On 6 October, the Norwegian Helsinki Committee awarded 98 political prisoners in Azerbaijan the prestigious annual Andrei Sakharov Freedom Award. Since the beginning of the year, the Azerbaijani authorities have been carrying out a systematic campaign against the opposition and civil society by arresting prominent political dissidents, democracy activists, and human rights defenders. In September, security officials raided the office of apolitical, US-based non-governmental organisation (NGO) International Research and Exchanges Board (IREX), which is exclusively engaged in promoting educational activities. The government froze IREX's bank accounts as well as those of the local office of Transparency International. IHS assesses that the campaign is orchestrated by the influential head of the presidential administration Ramiz Mehdiyev, President Ilham Aliyev's main adviser on domestic policy, in response to the ouster of former president Viktor Yanukovych in Ukraine, which increased suspicions in the ruling order that the Western-funded NGOs will likely be used to foment civil unrest in Azerbaijan. This would explain a series of measures that the government implemented to cut off financial support for these groups from abroad. By weakening both civil society and any political opposition, President Ilham Aliyev is hoping to avoid protests in the run-up to the parliamentary elections scheduled for November 2015. The crackdown is likely to succeed and ultimately result in the desired election outcome.

Russia's pressure and major international events mute war risks in three-year outlook

A ceasefire violation, resulting in several fatalities, along the Line of Contact (LoC) between Azerbaijan and the breakaway regions of Nagorno-Karabakh, which occurred on the night of 31 July/1 August, marked the most significant escalation since a similar incident on 4 June 2012 (see Azerbaijan - Armenia: 5 August 2014: Major ceasefire violation likely intended to put pressure on mediators of Azerbaijan's Nagorno-Karabakh conflict with Armenia).

Recent reports from Azerbaijani IHS sources in Baku necessitate adjustment of the initial IHS assessment of the cause of the violation. Azeri minister of defence Zakir Hasanov was on a vacation with his family in the Turkish resort town of Bodrum when it occurred, suggesting that the violation was not planned by the Azeris. In response to the violence, Russian president Vladimir Putin arranged a meeting in Sochi over the weekend of 8–10 August, attended by the Azerbaijani and Armenian presidents. Although no progress was achieved, it allowed Putin to demonstrate his influence to the West, as he was able to prevent any further deterioration of the security situation along the LoC. Furthermore, Aliyev was reportedly warned not to entertain any notions of resolving the Nagorno-Karabakh conflict by force, according to several Azerbaijani military analysts. A potential Russian military interference on the Armenian side in the event of the outbreak of hostilities is likely to be one of the key factors deterring the Azerbaijani side from reigniting the conflict. In this context, at least part of the Azerbaijani political establishment tends to give more credence to Russian security commitments to Armenia than to similar defence arrangements Turkey has with Azerbaijan.
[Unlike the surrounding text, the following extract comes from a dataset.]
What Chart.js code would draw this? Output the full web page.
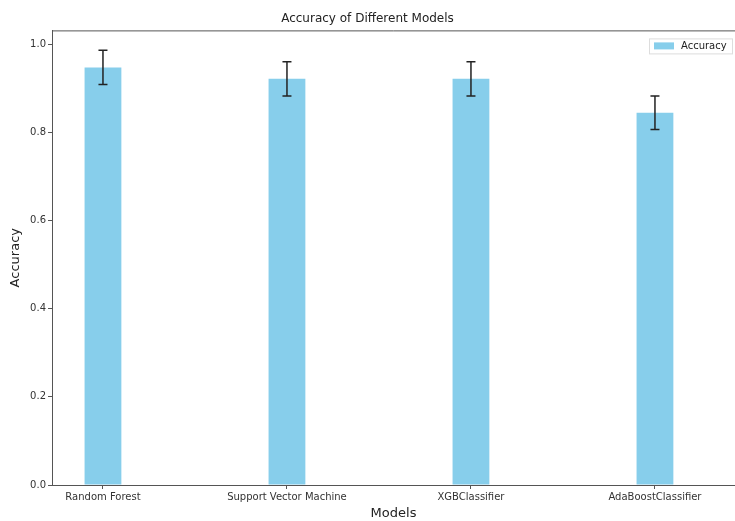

In an attempt to mitigate a potential Armenian ballistic missile threat, Azerbaijan is developing missile defence capability, which was demonstrated in air defence drills held on 13 August. Likely modelled after Israel's "Iron Dome", this air defence system is designed to shield Azerbaijan's key government buildings, military installations, and critical energy infrastructure, including the Sangachal terminal, from potential retaliation by Armenia using its Russian-supplied Scud-B and Tochka-U ballistic missiles. The extent of Russia's military involvement in Ukraine is likely to be the chief factor that will determine Azerbaijan's perception of whether Russia would be willing to interfere in the Nagorno-Karabakh conflict on the Armenian side. The current stalemate over Ukraine creates strategic uncertainty and makes it more likely that the Azeri government will abstain from provocations for fear of potential miscalculation. Finally, Azerbaijan will host major international sporting events in 2015 (First European Games), 2016 (42nd Chess Olympiad and F1 European Grand Prix), and 2017 (Islamic Solidarity Games), which also mitigate war risks in the three-year outlook. However, these would not be a deciding factor should the security situation deteriorate to the point where Azerbaijan's government feels action is necessary.

Terrorist threat posed by return of Azeri militants from Syria exaggerated

On 23 September, the Ministry of National Security (MNS) issued a press release detailing the detention of 26 Azeri citizens who are accused of participating in militant movements in Syria, Iraq, and Pakistan. To date, close to 100 Azeri nationals are reported to have died in the Syrian conflict, but there are no reliable estimates of the number currently fighting there. News reports from Azeri open sources suggest there are between 100 and 400, with the majority coming from Sumgait, Azerbaijan's third-largest city. Azerbaijani militants take advantage of a visa-free regime with Turkey to travel to Syria. However, IHS assesses that the destabilising impact of their return on Azerbaijan's domestic security has been greatly exaggerated by both local and foreign media. Co-operation between Turkish and Azerbaijani security services regularly results in the arrests of Azeri militants in Turkey and their subsequent extradition to Azerbaijan, as was the case with a five-member group detained in June. In addition, Azerbaijani police use a nationwide network of informants to conduct preventive surveillance of potential terrorism suspects. In Sumgait, for instance, the local police monitor 230 such suspects, which is the highest number across Azerbaijan. A number of factors have resulted in Sumgait emerging as the hotspot of Sunni extremism, including the influx of internally displaced persons from the Nagorno-Karabakh conflict and the collapse of the industrial base, which resulted in high unemployment and an increase in organised crime in the city. There are periodic police raids in Sumgait and other hotspots, including northern areas populated by ethnic minorities (Qusar and Qakh districts).

Outlook and implications

The stability of Azerbaijan's security landscape in the three-year outlook is predicated on three converging trends. Firstly, the government's pre-emptive crackdown on civil society and opposition will considerably reduce the likelihood of anti-government protests ahead of parliamentary elections in 2015. Secondly, despite the acquisition of advanced weaponry, Azerbaijan remains wary of Russia's likely response in the event of war with Armenia over Nagorno-Karabakh. Finally, co-operation with Turkey and utilisation of domestic informant networks are likely to mitigate the terrorism threat posed by the return of Azeri militants from the Syrian conflict.